Pictures are to be left out. Copy exactly the lines from the one containing "Emit a Python" to the one containing "3.5, 4, 4.37]", both ends kept.

RECORDS FOR THE TASK
■ ■ ■ ■ ■ ■ ■

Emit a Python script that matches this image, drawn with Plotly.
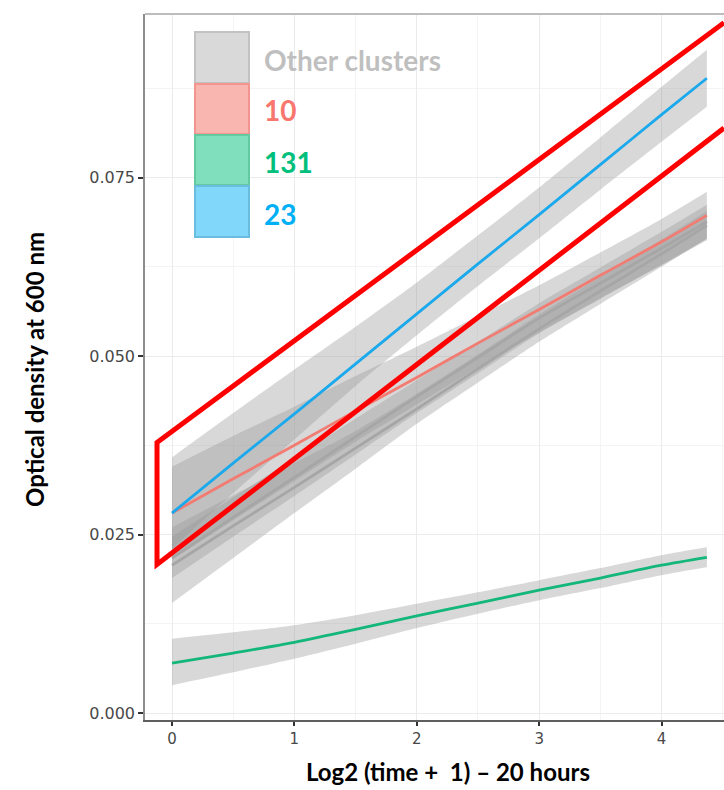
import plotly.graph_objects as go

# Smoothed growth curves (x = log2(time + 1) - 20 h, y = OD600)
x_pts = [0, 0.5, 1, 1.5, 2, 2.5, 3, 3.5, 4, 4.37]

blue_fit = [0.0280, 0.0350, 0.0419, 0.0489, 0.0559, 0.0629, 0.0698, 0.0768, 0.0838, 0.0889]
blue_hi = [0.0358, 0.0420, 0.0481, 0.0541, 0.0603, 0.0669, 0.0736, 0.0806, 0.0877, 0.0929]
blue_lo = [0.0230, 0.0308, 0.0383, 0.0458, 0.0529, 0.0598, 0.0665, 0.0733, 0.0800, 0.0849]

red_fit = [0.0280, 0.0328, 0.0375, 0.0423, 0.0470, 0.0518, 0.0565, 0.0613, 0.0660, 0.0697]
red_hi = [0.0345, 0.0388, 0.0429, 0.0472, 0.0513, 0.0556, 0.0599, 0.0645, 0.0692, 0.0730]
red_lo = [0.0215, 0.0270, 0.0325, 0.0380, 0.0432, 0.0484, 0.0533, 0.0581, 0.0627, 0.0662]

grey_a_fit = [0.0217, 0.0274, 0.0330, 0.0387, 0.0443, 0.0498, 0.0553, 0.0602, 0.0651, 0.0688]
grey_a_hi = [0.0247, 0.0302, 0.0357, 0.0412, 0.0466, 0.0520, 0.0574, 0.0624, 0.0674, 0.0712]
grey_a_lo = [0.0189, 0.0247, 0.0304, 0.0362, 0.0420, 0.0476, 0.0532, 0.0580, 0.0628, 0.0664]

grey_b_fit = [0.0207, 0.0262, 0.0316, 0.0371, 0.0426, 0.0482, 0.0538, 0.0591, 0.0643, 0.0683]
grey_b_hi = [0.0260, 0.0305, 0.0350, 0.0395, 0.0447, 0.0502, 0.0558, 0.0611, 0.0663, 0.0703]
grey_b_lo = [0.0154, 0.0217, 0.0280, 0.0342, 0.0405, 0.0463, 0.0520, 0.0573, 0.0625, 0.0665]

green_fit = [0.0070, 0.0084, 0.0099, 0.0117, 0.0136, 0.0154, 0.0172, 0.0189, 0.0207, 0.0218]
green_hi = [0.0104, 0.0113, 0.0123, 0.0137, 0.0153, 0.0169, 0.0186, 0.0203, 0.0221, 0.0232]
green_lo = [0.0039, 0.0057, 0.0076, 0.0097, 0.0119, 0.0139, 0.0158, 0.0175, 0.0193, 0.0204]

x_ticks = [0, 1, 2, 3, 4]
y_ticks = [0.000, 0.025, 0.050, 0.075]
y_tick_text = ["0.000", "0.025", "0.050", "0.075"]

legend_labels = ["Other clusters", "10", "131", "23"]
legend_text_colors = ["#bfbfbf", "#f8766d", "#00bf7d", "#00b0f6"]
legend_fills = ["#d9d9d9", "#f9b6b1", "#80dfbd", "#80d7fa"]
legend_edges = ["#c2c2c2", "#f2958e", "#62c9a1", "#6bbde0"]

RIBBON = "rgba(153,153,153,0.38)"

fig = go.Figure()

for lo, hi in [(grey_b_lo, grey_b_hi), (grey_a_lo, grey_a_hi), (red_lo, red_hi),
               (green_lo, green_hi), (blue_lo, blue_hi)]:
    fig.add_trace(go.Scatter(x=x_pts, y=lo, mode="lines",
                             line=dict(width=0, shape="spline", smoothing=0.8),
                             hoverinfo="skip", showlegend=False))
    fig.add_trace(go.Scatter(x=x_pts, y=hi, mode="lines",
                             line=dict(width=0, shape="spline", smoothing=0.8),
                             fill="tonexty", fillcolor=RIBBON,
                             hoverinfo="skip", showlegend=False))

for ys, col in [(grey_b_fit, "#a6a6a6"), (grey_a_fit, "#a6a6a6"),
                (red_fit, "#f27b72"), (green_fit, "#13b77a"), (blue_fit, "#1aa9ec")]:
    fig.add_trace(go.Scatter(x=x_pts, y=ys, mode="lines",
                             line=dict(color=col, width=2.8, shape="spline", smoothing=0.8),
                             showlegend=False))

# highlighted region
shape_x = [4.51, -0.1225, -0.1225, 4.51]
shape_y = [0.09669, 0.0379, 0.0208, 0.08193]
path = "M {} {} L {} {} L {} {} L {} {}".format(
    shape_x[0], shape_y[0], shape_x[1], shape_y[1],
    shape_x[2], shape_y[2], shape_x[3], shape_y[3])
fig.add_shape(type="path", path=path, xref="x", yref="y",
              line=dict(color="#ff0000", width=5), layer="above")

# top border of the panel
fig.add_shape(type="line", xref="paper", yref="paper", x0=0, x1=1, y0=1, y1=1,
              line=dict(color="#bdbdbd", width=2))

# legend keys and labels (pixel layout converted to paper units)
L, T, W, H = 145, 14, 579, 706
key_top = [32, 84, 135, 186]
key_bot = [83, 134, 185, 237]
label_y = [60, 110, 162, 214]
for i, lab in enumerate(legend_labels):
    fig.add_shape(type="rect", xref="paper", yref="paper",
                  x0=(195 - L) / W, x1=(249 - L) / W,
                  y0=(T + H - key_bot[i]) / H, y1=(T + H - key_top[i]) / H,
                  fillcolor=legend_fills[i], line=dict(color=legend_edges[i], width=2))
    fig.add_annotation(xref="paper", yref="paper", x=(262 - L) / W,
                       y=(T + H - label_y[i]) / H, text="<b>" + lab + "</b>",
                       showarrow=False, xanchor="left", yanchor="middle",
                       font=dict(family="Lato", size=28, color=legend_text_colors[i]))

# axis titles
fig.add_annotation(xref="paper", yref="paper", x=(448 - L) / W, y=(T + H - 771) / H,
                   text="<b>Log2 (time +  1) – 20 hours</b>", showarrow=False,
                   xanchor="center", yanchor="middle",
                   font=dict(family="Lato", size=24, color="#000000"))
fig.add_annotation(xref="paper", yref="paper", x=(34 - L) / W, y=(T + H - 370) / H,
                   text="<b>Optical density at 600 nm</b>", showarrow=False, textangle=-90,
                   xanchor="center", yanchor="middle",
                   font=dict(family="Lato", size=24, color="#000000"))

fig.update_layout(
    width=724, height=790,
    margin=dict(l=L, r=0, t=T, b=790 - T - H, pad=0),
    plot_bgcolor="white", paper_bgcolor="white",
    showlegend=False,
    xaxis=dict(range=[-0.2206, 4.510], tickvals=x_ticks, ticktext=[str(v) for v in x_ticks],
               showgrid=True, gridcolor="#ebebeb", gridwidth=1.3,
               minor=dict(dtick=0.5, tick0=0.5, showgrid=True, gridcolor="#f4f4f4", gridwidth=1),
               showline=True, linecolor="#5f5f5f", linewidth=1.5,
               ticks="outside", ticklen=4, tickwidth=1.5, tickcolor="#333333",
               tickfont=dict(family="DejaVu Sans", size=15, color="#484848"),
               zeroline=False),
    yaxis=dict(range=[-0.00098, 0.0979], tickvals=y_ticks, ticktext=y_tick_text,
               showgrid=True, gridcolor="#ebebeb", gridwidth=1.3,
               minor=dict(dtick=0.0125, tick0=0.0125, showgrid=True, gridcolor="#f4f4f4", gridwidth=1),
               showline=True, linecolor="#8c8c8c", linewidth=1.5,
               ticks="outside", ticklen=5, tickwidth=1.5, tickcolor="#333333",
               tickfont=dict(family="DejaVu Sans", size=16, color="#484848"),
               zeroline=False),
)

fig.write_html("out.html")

■ ■ ■ ■ ■ ■ ■

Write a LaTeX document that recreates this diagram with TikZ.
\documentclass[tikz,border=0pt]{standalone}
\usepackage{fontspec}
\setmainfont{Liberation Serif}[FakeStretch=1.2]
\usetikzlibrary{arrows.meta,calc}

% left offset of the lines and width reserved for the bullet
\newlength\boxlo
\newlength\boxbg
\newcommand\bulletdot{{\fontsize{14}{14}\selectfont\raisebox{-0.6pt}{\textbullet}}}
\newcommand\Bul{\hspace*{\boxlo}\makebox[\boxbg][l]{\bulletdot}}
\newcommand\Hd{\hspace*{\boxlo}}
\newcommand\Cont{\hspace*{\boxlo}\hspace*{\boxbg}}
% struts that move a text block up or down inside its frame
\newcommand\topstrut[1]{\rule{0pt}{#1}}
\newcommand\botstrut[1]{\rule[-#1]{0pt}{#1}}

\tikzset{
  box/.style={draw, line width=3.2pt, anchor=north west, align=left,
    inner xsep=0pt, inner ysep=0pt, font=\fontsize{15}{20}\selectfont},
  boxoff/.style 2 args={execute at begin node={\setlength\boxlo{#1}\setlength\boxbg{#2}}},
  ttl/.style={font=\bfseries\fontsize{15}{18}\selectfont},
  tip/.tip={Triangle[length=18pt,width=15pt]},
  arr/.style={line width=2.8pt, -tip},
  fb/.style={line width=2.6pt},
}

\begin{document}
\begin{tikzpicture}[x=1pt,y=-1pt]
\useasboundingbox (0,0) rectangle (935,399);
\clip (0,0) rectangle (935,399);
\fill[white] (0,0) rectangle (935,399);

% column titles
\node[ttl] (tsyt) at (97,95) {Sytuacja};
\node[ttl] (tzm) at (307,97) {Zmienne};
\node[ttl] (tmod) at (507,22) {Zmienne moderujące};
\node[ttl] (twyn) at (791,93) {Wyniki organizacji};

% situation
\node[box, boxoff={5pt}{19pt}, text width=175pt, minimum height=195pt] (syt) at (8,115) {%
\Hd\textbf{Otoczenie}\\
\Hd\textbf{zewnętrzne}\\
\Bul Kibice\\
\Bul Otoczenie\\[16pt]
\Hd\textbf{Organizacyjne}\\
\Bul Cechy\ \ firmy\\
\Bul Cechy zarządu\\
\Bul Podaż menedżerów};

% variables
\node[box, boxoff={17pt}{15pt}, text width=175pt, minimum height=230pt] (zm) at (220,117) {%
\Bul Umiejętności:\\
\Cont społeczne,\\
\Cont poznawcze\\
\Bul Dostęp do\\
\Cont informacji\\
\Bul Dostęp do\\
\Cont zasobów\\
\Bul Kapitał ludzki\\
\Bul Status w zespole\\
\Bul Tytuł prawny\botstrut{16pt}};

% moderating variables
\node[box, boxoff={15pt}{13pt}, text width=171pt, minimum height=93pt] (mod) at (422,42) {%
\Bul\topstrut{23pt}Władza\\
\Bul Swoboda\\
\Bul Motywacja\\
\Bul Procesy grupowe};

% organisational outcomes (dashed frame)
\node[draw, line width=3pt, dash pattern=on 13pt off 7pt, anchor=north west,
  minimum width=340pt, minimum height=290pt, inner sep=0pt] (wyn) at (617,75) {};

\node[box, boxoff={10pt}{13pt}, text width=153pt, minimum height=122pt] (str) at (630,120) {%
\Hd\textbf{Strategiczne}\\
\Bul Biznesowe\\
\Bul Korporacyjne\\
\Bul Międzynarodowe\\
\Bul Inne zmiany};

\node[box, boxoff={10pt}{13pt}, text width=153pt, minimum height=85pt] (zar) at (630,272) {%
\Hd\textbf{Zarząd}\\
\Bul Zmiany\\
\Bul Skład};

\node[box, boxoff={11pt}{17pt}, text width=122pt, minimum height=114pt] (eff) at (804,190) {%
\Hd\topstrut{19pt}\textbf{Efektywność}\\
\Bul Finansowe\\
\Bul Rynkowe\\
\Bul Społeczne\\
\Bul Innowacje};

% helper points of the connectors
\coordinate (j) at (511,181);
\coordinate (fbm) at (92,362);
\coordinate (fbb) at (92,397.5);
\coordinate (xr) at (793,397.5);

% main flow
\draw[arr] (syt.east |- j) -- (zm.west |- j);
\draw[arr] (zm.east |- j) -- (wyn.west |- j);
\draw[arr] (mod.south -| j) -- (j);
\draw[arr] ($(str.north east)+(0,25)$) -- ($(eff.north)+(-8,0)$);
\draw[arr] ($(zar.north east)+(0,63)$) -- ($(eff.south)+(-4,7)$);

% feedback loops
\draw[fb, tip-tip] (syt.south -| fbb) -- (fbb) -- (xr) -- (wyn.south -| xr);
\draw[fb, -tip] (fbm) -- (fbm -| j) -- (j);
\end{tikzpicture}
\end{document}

■ ■ ■ ■ ■ ■ ■

TASK OUTPUT
Emit a Python script that matches this image, drawn with Plotly.
import plotly.graph_objects as go

# Smoothed growth curves (x = log2(time + 1) - 20 h, y = OD600)
x_pts = [0, 0.5, 1, 1.5, 2, 2.5, 3, 3.5, 4, 4.37]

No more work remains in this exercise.